• EXERCISE
Below are records; reproduce exactly the lines from the one that has "Emit a Python" through the one that has "from matplotlib.transforms import", ends included, and nothing more.

• EXTRACTED DATA
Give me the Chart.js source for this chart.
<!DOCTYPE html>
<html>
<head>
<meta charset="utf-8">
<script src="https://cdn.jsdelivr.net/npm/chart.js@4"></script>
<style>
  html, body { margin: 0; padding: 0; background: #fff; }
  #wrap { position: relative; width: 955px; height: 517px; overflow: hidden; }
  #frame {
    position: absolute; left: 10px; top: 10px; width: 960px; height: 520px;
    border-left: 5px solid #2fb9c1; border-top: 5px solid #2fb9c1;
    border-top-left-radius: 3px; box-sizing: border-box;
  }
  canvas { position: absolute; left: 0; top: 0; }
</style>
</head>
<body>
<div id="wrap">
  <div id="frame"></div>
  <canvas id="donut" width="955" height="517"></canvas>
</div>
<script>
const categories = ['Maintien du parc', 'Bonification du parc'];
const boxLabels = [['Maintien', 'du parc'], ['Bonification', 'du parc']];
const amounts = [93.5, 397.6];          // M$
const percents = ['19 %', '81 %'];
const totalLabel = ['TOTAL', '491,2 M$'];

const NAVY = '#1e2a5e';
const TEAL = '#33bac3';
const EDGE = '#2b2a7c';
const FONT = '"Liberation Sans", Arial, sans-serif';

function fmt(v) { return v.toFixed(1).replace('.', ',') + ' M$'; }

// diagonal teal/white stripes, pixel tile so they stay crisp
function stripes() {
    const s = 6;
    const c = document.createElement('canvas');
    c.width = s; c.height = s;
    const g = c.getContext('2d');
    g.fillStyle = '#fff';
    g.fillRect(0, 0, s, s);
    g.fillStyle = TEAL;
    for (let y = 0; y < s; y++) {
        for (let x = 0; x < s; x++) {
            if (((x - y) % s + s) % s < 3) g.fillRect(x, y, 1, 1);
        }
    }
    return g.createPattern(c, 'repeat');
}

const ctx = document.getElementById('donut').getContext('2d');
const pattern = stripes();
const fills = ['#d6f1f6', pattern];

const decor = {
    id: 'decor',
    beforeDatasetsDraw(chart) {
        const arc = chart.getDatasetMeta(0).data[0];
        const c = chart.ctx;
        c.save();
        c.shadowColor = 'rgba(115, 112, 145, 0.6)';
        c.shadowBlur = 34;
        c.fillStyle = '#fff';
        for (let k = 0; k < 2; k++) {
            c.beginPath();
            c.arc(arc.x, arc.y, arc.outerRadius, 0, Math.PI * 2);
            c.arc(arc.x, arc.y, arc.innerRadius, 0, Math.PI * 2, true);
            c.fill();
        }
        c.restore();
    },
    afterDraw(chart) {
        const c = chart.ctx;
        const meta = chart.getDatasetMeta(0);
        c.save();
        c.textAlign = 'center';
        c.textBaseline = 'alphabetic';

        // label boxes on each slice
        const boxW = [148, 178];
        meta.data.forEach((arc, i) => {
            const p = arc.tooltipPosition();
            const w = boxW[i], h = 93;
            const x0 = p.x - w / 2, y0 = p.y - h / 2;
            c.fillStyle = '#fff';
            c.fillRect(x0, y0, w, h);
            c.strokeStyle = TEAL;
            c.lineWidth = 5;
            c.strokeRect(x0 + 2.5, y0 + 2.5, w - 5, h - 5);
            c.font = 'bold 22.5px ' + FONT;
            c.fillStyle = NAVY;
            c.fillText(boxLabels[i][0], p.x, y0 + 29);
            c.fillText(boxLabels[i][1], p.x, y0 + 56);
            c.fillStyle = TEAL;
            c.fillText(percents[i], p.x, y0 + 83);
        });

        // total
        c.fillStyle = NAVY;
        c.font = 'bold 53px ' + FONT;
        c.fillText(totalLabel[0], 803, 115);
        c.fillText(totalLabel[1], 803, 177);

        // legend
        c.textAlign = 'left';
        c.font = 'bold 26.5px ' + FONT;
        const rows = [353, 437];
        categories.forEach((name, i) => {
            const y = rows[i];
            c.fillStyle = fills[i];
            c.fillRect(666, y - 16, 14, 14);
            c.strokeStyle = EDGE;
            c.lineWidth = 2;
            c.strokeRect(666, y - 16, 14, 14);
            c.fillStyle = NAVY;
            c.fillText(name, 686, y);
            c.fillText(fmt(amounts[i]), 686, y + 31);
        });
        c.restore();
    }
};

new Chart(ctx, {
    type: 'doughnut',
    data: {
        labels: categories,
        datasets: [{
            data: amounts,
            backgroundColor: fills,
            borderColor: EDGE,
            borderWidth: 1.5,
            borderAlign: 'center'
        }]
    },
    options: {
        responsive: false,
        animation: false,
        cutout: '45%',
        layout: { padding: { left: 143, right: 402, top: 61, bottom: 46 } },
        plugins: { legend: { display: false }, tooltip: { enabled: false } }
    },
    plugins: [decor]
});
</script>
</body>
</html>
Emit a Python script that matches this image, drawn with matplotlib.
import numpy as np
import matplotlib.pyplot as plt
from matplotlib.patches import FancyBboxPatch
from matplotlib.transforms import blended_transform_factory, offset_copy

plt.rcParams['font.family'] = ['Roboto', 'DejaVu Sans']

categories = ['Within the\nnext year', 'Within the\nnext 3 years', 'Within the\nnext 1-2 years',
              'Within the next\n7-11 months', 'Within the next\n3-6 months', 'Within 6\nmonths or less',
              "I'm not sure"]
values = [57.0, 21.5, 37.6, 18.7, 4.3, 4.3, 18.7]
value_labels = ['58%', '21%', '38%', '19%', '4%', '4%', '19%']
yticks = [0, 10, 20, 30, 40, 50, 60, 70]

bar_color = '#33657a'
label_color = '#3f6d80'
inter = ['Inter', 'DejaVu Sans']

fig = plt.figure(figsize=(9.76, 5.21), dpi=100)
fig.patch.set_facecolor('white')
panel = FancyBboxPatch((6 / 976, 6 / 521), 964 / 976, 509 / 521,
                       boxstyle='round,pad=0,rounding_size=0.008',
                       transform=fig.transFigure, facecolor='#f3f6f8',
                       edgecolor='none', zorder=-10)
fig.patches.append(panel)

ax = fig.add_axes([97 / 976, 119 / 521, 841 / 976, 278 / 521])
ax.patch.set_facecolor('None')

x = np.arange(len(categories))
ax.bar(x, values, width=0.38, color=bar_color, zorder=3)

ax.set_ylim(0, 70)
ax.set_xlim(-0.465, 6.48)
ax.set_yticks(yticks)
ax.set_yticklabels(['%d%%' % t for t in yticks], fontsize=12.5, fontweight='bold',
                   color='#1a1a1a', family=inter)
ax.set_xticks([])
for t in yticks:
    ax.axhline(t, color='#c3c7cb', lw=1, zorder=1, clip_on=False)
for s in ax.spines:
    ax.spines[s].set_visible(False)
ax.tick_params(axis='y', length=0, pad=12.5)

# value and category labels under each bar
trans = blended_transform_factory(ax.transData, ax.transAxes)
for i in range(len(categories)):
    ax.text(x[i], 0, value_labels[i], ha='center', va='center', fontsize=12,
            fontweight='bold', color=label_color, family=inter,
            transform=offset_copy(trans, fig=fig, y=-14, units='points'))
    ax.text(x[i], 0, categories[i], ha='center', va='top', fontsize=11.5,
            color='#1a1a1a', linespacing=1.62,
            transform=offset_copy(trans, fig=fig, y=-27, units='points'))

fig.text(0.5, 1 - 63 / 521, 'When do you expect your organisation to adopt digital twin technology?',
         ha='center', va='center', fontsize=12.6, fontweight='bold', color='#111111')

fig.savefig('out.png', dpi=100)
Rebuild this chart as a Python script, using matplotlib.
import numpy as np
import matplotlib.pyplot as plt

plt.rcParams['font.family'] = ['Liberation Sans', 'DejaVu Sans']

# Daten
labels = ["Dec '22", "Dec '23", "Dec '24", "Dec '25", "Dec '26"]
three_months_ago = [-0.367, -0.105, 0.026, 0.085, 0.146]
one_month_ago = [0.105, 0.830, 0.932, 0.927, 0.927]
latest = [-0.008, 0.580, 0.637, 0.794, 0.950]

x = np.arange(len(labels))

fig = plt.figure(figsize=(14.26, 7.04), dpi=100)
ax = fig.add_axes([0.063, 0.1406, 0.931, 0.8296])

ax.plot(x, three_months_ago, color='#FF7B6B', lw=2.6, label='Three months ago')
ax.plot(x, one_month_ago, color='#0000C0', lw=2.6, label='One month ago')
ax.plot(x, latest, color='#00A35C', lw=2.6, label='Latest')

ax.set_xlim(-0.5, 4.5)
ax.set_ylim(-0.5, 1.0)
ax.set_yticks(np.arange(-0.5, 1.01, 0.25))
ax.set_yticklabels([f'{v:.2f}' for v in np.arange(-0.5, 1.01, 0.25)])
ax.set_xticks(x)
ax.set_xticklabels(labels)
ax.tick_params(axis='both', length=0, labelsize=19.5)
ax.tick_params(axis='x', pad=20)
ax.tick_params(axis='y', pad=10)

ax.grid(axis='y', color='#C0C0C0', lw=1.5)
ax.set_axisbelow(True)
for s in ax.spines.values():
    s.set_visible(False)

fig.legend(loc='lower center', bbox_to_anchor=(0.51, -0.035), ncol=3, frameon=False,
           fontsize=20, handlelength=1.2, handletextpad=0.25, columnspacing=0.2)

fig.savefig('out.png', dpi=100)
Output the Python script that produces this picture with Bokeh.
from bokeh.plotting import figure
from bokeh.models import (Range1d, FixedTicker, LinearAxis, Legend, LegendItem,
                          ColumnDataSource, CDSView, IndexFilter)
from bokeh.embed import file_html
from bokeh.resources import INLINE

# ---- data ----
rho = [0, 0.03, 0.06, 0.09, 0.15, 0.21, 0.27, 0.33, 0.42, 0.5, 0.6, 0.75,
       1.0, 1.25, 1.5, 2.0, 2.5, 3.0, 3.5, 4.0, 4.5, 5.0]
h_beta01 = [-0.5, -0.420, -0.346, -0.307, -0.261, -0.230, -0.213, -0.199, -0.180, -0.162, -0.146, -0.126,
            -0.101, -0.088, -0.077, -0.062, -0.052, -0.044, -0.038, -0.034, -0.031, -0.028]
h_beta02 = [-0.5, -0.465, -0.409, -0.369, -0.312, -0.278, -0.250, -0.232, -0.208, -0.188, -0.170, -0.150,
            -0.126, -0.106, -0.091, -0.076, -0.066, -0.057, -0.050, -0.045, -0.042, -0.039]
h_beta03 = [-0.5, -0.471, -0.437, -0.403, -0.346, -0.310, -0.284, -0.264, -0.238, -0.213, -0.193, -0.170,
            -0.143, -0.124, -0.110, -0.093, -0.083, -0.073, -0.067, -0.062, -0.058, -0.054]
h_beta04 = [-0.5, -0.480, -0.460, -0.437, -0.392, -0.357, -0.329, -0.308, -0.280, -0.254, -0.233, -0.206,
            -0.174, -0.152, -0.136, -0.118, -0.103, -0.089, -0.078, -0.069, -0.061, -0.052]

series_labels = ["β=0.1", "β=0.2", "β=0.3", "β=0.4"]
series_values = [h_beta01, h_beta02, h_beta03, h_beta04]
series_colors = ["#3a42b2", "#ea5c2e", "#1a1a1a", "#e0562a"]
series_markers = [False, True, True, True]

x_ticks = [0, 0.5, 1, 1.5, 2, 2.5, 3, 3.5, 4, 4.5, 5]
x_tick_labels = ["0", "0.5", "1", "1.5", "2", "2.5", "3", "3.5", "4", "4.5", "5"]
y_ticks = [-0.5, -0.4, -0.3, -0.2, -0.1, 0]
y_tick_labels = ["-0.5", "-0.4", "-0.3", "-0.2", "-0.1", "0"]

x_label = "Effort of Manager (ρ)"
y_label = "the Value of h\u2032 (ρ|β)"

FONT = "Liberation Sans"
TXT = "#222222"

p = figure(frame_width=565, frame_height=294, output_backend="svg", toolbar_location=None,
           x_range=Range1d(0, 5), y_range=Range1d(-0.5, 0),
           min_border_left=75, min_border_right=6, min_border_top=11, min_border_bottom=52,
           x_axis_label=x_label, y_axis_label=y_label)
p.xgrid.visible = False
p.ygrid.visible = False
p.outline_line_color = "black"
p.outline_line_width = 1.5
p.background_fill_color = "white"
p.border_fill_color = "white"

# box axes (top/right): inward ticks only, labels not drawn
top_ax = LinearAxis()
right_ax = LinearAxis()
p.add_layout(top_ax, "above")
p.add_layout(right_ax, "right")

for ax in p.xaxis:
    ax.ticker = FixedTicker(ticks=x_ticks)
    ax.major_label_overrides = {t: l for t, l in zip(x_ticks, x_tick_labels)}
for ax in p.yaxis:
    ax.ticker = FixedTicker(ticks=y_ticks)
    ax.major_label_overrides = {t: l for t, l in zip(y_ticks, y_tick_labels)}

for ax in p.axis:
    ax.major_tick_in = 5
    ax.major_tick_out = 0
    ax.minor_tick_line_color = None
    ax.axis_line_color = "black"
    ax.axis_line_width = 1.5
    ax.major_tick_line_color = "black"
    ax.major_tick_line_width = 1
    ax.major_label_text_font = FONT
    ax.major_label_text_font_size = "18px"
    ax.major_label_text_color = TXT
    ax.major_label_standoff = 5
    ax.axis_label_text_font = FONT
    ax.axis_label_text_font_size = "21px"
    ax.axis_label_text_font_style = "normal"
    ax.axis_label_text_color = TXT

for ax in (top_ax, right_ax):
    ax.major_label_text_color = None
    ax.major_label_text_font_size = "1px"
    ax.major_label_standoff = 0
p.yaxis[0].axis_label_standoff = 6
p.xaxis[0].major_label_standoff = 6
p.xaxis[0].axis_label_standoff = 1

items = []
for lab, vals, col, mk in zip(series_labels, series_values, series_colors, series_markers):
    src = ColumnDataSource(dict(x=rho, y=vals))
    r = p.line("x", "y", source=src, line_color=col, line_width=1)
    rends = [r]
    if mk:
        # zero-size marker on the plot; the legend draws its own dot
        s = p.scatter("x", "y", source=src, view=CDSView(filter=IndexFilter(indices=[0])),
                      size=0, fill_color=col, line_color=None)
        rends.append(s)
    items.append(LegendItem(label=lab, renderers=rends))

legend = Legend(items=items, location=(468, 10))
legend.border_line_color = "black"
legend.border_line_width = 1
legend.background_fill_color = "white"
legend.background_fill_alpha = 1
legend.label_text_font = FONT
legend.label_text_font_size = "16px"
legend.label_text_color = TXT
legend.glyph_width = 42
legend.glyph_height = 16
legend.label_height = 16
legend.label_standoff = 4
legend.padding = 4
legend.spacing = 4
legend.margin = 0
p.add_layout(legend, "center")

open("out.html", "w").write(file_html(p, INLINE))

• EXERCISE ANSWER
Emit a Python script that matches this image, drawn with matplotlib.
import numpy as np
import matplotlib.pyplot as plt
from matplotlib.patches import FancyBboxPatch
from matplotlib.transforms import blended_transform_factory, offset_copy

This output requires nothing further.